A community-based sentence instead of imprisonment?
[34] I need to also make plain that I reject the submission for Ms Hetaraka that a community-based sentence of either community detention or community work and intensive supervision would have been more appropriate as the least restrictive sentence in all the circumstances.
[35] The Judge grappled with this issue in detail and engaged with the principle as to restrictions on imprisonment set out in s 16 of the Sentencing Act – which section he specifically mentioned. He concluded that imprisonment was the least restrictive sentence consistent with the principles of denunciation and deterrence. On appeal I am
not prepared to disagree with him. In any case, he carefully explained why in these circumstances it was appropriate to give Ms Hetaraka leave to apply for home detention.
Miscellaneous matters
[36] The Crown alerts me to two matters where the criminal record requires correction. First, Ms Hetaraka’s criminal history incorrectly records the conviction in respect of the sushi shop offending as being for “Aggravated Assault (Other Weapon)” rather than for “Common Assault” under s 196 of the Crimes Act 1961, which is the charge to which she pleaded guilty. I direct correction of the record accordingly.
[37] Second, in respect of that same charge, the Judge’s original sentence of 14 months was entered in error because the maximum sentence for the charge of common assault is 12 months imprisonment. Given the result of this appeal, that issue no longer arises. Also, I think it is better to differentiate between the two charges which I attend to, below.
Conclusion
[38] I have found that the Judge erred in setting a starting point that was too high, in applying an uplift for offending while on supervision, and in refusing to apply a reduction for Ms Hetaraka’s extreme personal circumstances.
[39] The starting point on the charge of assault with intent to rob should have been 10 months imprisonment, which is uplifted by three months to reflect the common assault charge. A 15 per cent allowance is available for guilty plea plus a 10 per cent allowance for personal circumstances. This results in a “rounded” end sentence of 10 months imprisonment. I add that such a reduction, in the context of the original sentence, is not “tinkering”—something which judges on appeal are careful to avoid.

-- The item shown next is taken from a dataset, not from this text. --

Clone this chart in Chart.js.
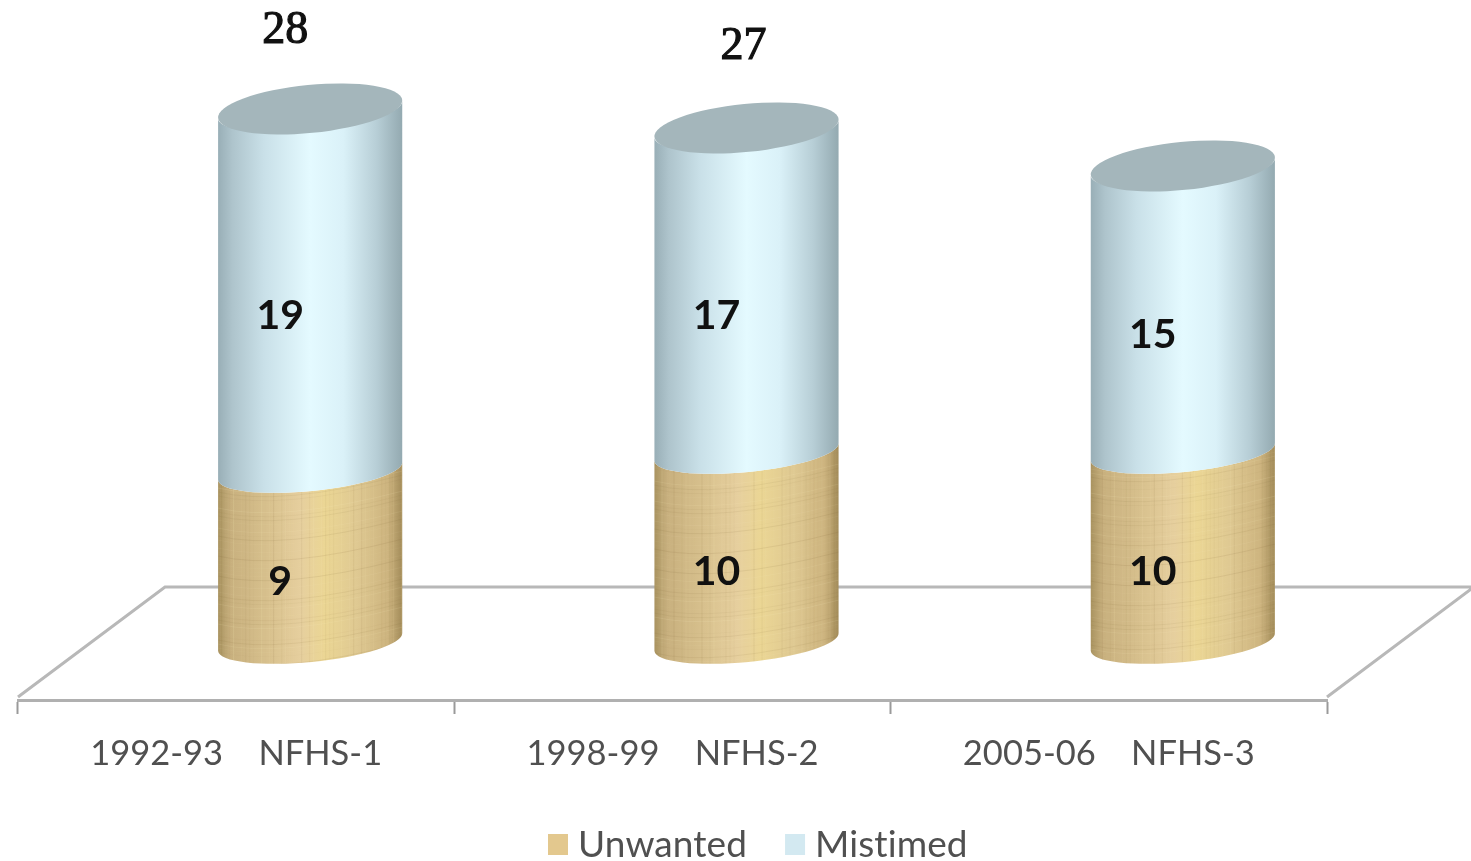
<!DOCTYPE html>
<html>
<head>
<meta charset="utf-8">
<style>
  html, body { margin: 0; padding: 0; background: #fff; }
  #wrap { width: 1471px; height: 861px; position: relative; overflow: hidden; }
</style>
<script src="https://cdn.jsdelivr.net/npm/chart.js@4"></script>
</head>
<body>
<div id="wrap"><canvas id="c" width="1471" height="861"></canvas></div>
<script>
// Unintended births by survey round (per cent)
const categories = ['1992-93    NFHS-1', '1998-99    NFHS-2', '2005-06    NFHS-3'];
const unwanted = [9, 10, 10];
const mistimed = [19, 17, 15];
const totalLabels = ['28', '27', ''];

// Pseudo-3D projection: how far the columns stand back on the floor
const DEPTH_X = 74, DEPTH_Y = 58, FLOOR_X = 147, FLOOR_Y = 113;
const TILT = Math.atan2(-18, 184), CAP_RY = 24, BAND_RY = 20;
const TOTAL_NUDGE = [[-25, -79], [-3, -82], [0, 0]];
const VALUE_NUDGE = [-30, 25];
const TEXT_GREY = '#505050', FLOOR_GREY = '#b8b8b8';
const LABEL_FONT = 'Lato, "Noto Sans", sans-serif';

function bandPath(ctx, cx, rx, topY, botY) {
  ctx.beginPath();
  ctx.ellipse(cx, topY, rx, BAND_RY, TILT, 0, Math.PI, false);
  ctx.ellipse(cx, botY, rx, BAND_RY, TILT, Math.PI, 0, true);
  ctx.closePath();
}

function sideGradient(ctx, cx, rx, stops) {
  const g = ctx.createLinearGradient(cx - rx, 0, cx + rx, 0);
  stops.forEach(([p, col]) => g.addColorStop(p, col));
  return g;
}

const BLUE_STOPS = [[0, '#98aeb6'], [0.08, '#aec4cc'], [0.25, '#c9e0e8'], [0.5, '#e4faff'],
                    [0.68, '#daf1f8'], [0.86, '#b7ced6'], [1, '#93a9b0']];
const TAN_STOPS = [[0, '#a8925f'], [0.07, '#c8b07e'], [0.3, '#dac390'], [0.45, '#e6cf9e'],
                   [0.58, '#ebd694'], [0.75, '#dfc992'], [0.92, '#cdb47f'], [1, '#a18a58']];

// Fine woven grain over the lower band of each column
function weave(ctx, cx, rx, topY, botY, seed) {
  ctx.save();
  bandPath(ctx, cx, rx, topY, botY);
  ctx.clip();
  ctx.lineWidth = 1;
  for (let x = cx - rx; x < cx + rx; x += 4) {
    const k = Math.sin(x * 0.23 + seed) + Math.sin(x * 0.71 + seed * 2);
    ctx.strokeStyle = k > 0 ? `rgba(120,90,40,${k * 0.05})` : `rgba(255,240,190,${-k * 0.08})`;
    ctx.beginPath(); ctx.moveTo(x, topY - 40); ctx.lineTo(x, botY + 40); ctx.stroke();
  }
  for (let y = topY - 30; y < botY + 40; y += 4) {
    const k = Math.sin(y * 0.31 + seed) + Math.sin(y * 0.97 + seed * 3);
    ctx.strokeStyle = k > 0 ? `rgba(110,85,40,${k * 0.05})` : `rgba(255,245,200,${-k * 0.07})`;
    ctx.beginPath();
    ctx.moveTo(cx - rx, y + 7);
    ctx.quadraticCurveTo(cx - 30, y + 22, cx + rx, y - 10);
    ctx.stroke();
  }
  ctx.restore();
}

const cylinders = {
  id: 'cylinders',
  beforeDatasetsDraw(chart) {
    // Floor of the plot, behind the columns
    const { ctx, chartArea: a } = chart;
    ctx.save();
    ctx.strokeStyle = FLOOR_GREY;
    ctx.lineWidth = 3;
    ctx.beginPath();
    ctx.moveTo(a.left, a.bottom - 3);
    ctx.lineTo(a.left + FLOOR_X, a.bottom - FLOOR_Y);
    ctx.lineTo(a.right + FLOOR_X, a.bottom - FLOOR_Y);
    ctx.lineTo(a.right, a.bottom - 3);
    ctx.stroke();
    ctx.restore();
  },
  beforeDatasetDraw() {
    return false; // columns are painted below in place of flat bars
  },
  afterDatasetsDraw(chart) {
    const { ctx } = chart;
    const low = chart.getDatasetMeta(0).data;
    const high = chart.getDatasetMeta(1).data;
    low.forEach((bar, i) => {
      const top = high[i];
      const cx = bar.x + DEPTH_X;
      const rx = bar.width / 2 + 0.5;
      const y0 = bar.base - DEPTH_Y, y1 = bar.y - DEPTH_Y, y2 = top.y - DEPTH_Y;

      ctx.save();
      bandPath(ctx, cx, rx, y1, y0);
      ctx.fillStyle = sideGradient(ctx, cx, rx, TAN_STOPS);
      ctx.fill();
      ctx.restore();
      weave(ctx, cx, rx, y1, y0, i * 2.3 + 1);

      ctx.save();
      bandPath(ctx, cx, rx, y2, y1);
      ctx.fillStyle = sideGradient(ctx, cx, rx, BLUE_STOPS);
      ctx.fill();
      ctx.beginPath();
      ctx.ellipse(cx, y2 - 1, rx, CAP_RY, TILT, 0, Math.PI * 2);
      ctx.fillStyle = '#a4b6bb';
      ctx.fill();
      ctx.restore();

      // Values inside each band, totals above the column
      ctx.save();
      ctx.textAlign = 'center';
      ctx.textBaseline = 'middle';
      ctx.fillStyle = '#111';
      ctx.font = 'bold 41px ' + LABEL_FONT;
      ctx.fillText(String(unwanted[i]), cx + VALUE_NUDGE[0], (y0 + y1) / 2 + VALUE_NUDGE[1]);
      ctx.fillText(String(mistimed[i]), cx + VALUE_NUDGE[0], (y1 + y2) / 2 + VALUE_NUDGE[1]);
      if (totalLabels[i]) {
        ctx.font = '46px "Liberation Serif", serif';
        ctx.lineWidth = 1.2;
        ctx.strokeStyle = '#111';
        const tx = cx + TOTAL_NUDGE[i][0], ty = y2 + TOTAL_NUDGE[i][1];
        ctx.fillText(totalLabels[i], tx, ty);
        ctx.strokeText(totalLabels[i], tx, ty);
      }
      ctx.restore();
    });
  },
  afterDraw(chart) {
    // Legend row under the axis labels
    const { ctx } = chart;
    ctx.save();
    ctx.font = '37px ' + LABEL_FONT;
    ctx.letterSpacing = '0.1px';
    ctx.textBaseline = 'middle';
    ctx.textAlign = 'left';
    let x = 548;
    chart.data.datasets.forEach(ds => {
      ctx.fillStyle = ds.backgroundColor;
      ctx.fillRect(x, 834, 20, 21);
      ctx.fillStyle = TEXT_GREY;
      ctx.fillText(ds.label, x + 30, 845);
      x += 30 + ctx.measureText(ds.label).width + 38;
    });
    ctx.restore();
  }
};

new Chart(document.getElementById('c'), {
  type: 'bar',
  data: {
    labels: categories,
    datasets: [
      { label: 'Unwanted', data: unwanted, backgroundColor: '#e3c88e' },
      { label: 'Mistimed', data: mistimed, backgroundColor: '#d3e9f1' }
    ]
  },
  options: {
    responsive: false,
    animation: false,
    layout: { padding: { left: 18, right: 144, top: 0, bottom: 0 } },
    categoryPercentage: 184 / 436.3,
    barPercentage: 1,
    plugins: { legend: { display: false }, tooltip: { enabled: false } },
    scales: {
      x: {
        stacked: true,
        afterFit(scale) { scale.height = 161; },
        border: { display: true, color: '#b0b0b0', width: 3 },
        grid: { display: true, drawOnChartArea: false, drawTicks: true, tickLength: 14, tickColor: '#9a9a9a', tickWidth: 2 },
        ticks: { color: TEXT_GREY, padding: 19, maxRotation: 0, autoSkip: false, font: { family: LABEL_FONT, size: 34.5 } }
      },
      y: { stacked: true, display: false, min: 0, max: 36.84 }
    }
  },
  plugins: [cylinders]
});
</script>
</body>
</html>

[40] Accordingly, the sentence imposed in the District Court was manifestly excessive and I consider a different, reduced sentence should be imposed.
Result
[41]The appeal is allowed.
[42] Ms Hetaraka’s sentence of 14 months’ imprisonment is quashed. She is sentenced to 10 months’ imprisonment for the assault with intent to rob charge, and three months’ imprisonment for the common assault charge, both sentences being concurrent. Leave to apply for home detention is preserved.